In 1192, Tancred of Sicily appointed Margaritus of Brindisi the first Count of Malta, perhaps for his unexpected success in capturing Empress Constance contender to the throne. In 1194 Henry VI, Holy Roman Emperor husband of Constance conquered Kingdom of Sicily, thus the county of Margaritus was forfeited.

==Analysis==
The most reliable near-contemporary source regarding the Norman invasion of Malta is an account by the 11th-century historian Goffredo Malaterra. This highly acclaims the actions of Count Roger. In later centuries, the Norman invasion was romanticized into a tale where Roger liberated the Christians of Malta from oppressive Muslim rule, and this concept entered Maltese tradition and folklore. The idea of a surviving Maltese Christian population throughout the period of Muslim rule was promoted by the 17th-century historian Giovanni Francesco Abela. There is no evidence of a surviving indigenous Christian population, although this has been disputed and there is very little evidence from the period of 870–1091 in general. It is believed that the Christian captives freed in 1091 were not indigenous Maltese or Sicilians, but were possibly from Italy or elsewhere in Europe.

Historical coat of arms of the Hauteville family (left) and the modern flag of Malta (right). The tradition that the colours of the latter originate from the Norman invasion seems to have been a 19th-century invention.

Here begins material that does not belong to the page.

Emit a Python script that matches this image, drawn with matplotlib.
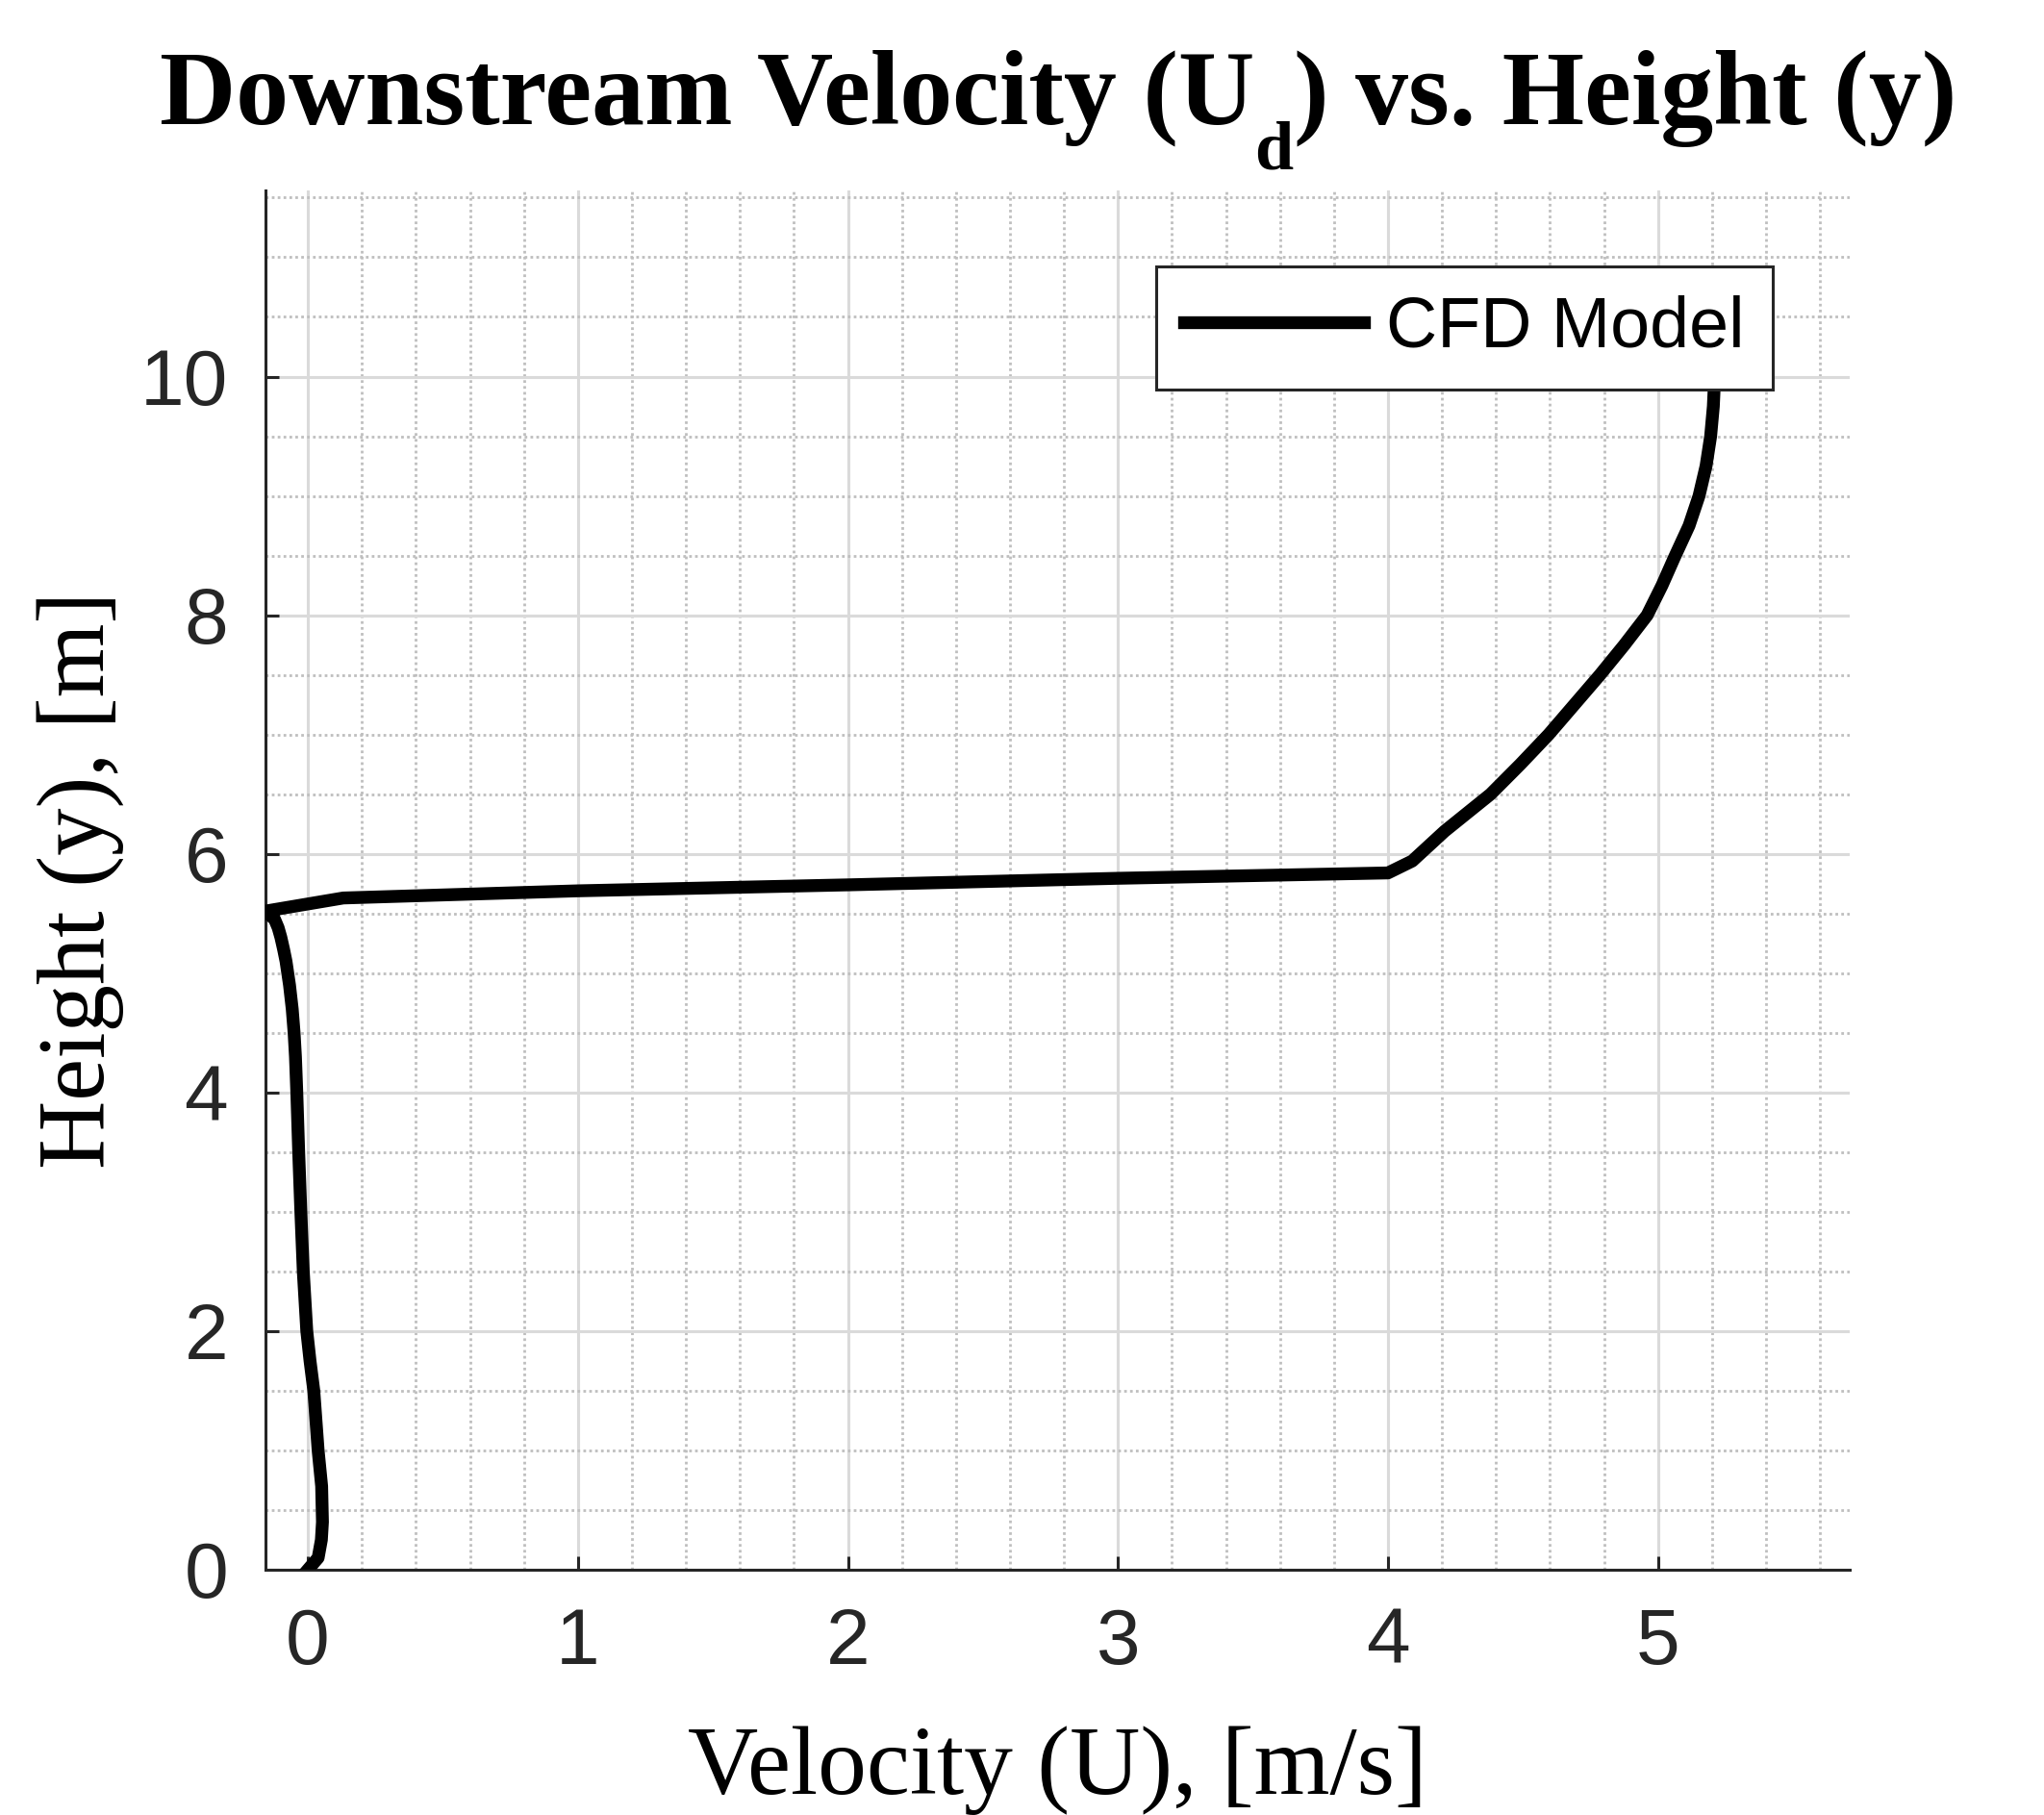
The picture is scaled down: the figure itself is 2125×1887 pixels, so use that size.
import numpy as np
import matplotlib
matplotlib.use("Agg")
import matplotlib.pyplot as plt
from matplotlib.ticker import MultipleLocator

# CFD profile
height = [0.0, 0.1, 0.25, 0.4, 0.7, 1.0, 1.5, 1.75, 2.0, 2.5, 3.0, 3.5, 4.0, 4.3,
          4.5, 4.7, 4.9, 5.1, 5.2, 5.3, 5.38, 5.45, 5.52, 5.63, 5.69, 5.74, 5.795,
          5.84, 5.94, 6.19, 6.5, 6.75, 7.0, 7.25, 7.5, 7.75, 8.0, 8.25, 8.48, 8.75,
          9.0, 9.25, 9.5, 9.75, 10.0]
velocity = [0.0, 0.038, 0.05, 0.054, 0.051, 0.038, 0.022, 0.008, -0.004, -0.017,
            -0.026, -0.034, -0.041, -0.046, -0.051, -0.058, -0.068, -0.081, -0.09,
            -0.10, -0.11, -0.123, -0.157, 0.131, 1.0, 2.0, 3.0, 4.0, 4.09, 4.21,
            4.38, 4.49, 4.595, 4.69, 4.785, 4.875, 4.96, 5.015, 5.06, 5.115, 5.152,
            5.178, 5.195, 5.205, 5.21]
series_label = "CFD Model"
x_ticks = [0, 1, 2, 3, 4, 5]
y_ticks = [0, 2, 4, 6, 8, 10]

W, H = 2125, 1887
fig = plt.figure(figsize=(W / 200, H / 200), dpi=200)
ax = fig.add_axes([276 / W, 1 - 1632 / H, 1647 / W, 1434 / H])

dark = '#262626'
ax.plot(velocity, height, color='k', lw=4.8, label=series_label, zorder=3)

ax.set_xlim(-0.157, 5.71)
ax.set_ylim(0, 11.56)
ax.set_xticks(x_ticks)
ax.set_yticks(y_ticks)
ax.xaxis.set_minor_locator(MultipleLocator(0.2))
ax.yaxis.set_minor_locator(MultipleLocator(0.5))

ax.grid(which='major', color='#dadada', lw=1.1, zorder=0)
ax.grid(which='minor', color='#bfbfbf', lw=1.0, ls=(0, (1, 1.2)), zorder=0)
ax.set_axisbelow(True)

for s in ['top', 'right']:
    ax.spines[s].set_visible(False)
for s in ['left', 'bottom']:
    ax.spines[s].set_color(dark)
    ax.spines[s].set_linewidth(1.1)

ax.tick_params(which='major', direction='in', length=5, width=1.1, color=dark,
               labelcolor=dark, labelsize=29.5, pad=14)
ax.tick_params(which='minor', length=0)
for lab in ax.get_xticklabels() + ax.get_yticklabels():
    lab.set_fontfamily('Liberation Sans')

ax.set_xlabel("Velocity (U), [m/s]", fontsize=36.5, family='Liberation Serif',
              color='k', labelpad=17)
ax.set_ylabel("Height (y), [m]", fontsize=35.5, family='Liberation Serif',
              color='k', labelpad=6)

# title built from pieces so the subscript sits low like the original
title_parts = ["Downstream Velocity (U", "d", ") vs. Height (y)"]
sizes = [39.5, 26, 39.5]
drops = [0, 47, 0]
renderer = fig.canvas.get_renderer()
texts = []
for txt, sz in zip(title_parts, sizes):
    t = fig.text(0, 0, txt, fontsize=sz, fontweight='bold',
                 family='Liberation Serif', va='baseline', ha='left')
    texts.append(t)
widths = [t.get_window_extent(renderer).width for t in texts]
x = 1100 - sum(widths) / 2
base = 129
for t, w, d in zip(texts, widths, drops):
    t.set_position((x / W, 1 - (base + d) / H))
    x += w

leg = ax.legend(loc='upper right', bbox_to_anchor=(0.9514, 0.945), borderaxespad=0,
                fancybox=False, framealpha=1, edgecolor=dark,
                prop={'family': 'Liberation Sans', 'size': 26.5},
                handlelength=2.54, handletextpad=0.31, borderpad=0.4)
leg.get_frame().set_linewidth(1.1)

fig.savefig("out.png", dpi=200)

By the 19th century, a number of unsourced "details" had been gradually added by different authors into accounts of the Norman invasion. These include speculation that some Maltese assisted the Normans in their attack against the Muslims, and that Roger allowed the Arabs to remain in Malta and continue to practice their religion. Some accounts stated that after the invasion Roger established a popular council and gave laws and privileges to the Maltese. Roger was also credited with granting the colours of the Hauteville family – red and white – to the Maltese as their coat of arms and national colours. This attribution seems to originate from a pamphlet dated 1841. Today, red and white form the basis of the flag and coat of arms of Malta, but the claim that the colours originate from the 1091 invasion is unsubstantiated and unlikely.

Local traditions and legends related a number of places around Malta to the Norman invasion. Miġra l-Ferħa, a small inlet near Mtaħleb on the western coast of Malta, is said to have been the place where Roger and his army landed. Ferħ means "joy" in Maltese, and it was eventually thought that the place name originated from the welcoming of the Count. In reality, the inlet would not have been suitable for a landing, since it can only accommodate two or three ships and is unsafe. Wied ir-Rum (Valley of the Christians), located west of Mdina, also became identified as a place where Maltese Christians lived during the period of Muslim rule, and where the Maltese met before welcoming Count Roger.

Today, the Norman invasion is regarded as little more than a razzia (raid), and not as an attempt to establish a permanent occupation of the islands. The establishment of a Christian regime on Malta only occurred after another invasion by Count Roger's son, King Roger II of Sicily, in 1127. At this point, Christian settlers arrived in Malta, including administrators, garrison members, traders and clergy. Their languages merged with the Siculo-Arabic dialect spoken by the Muslim population, eventually evolving into the Maltese language. This brought about the Christianization of Malta, although Islam survived in the islands until around 1250.

The invasion was formerly thought to have occurred in the year 1090, but it is now believed to have occurred in 1091.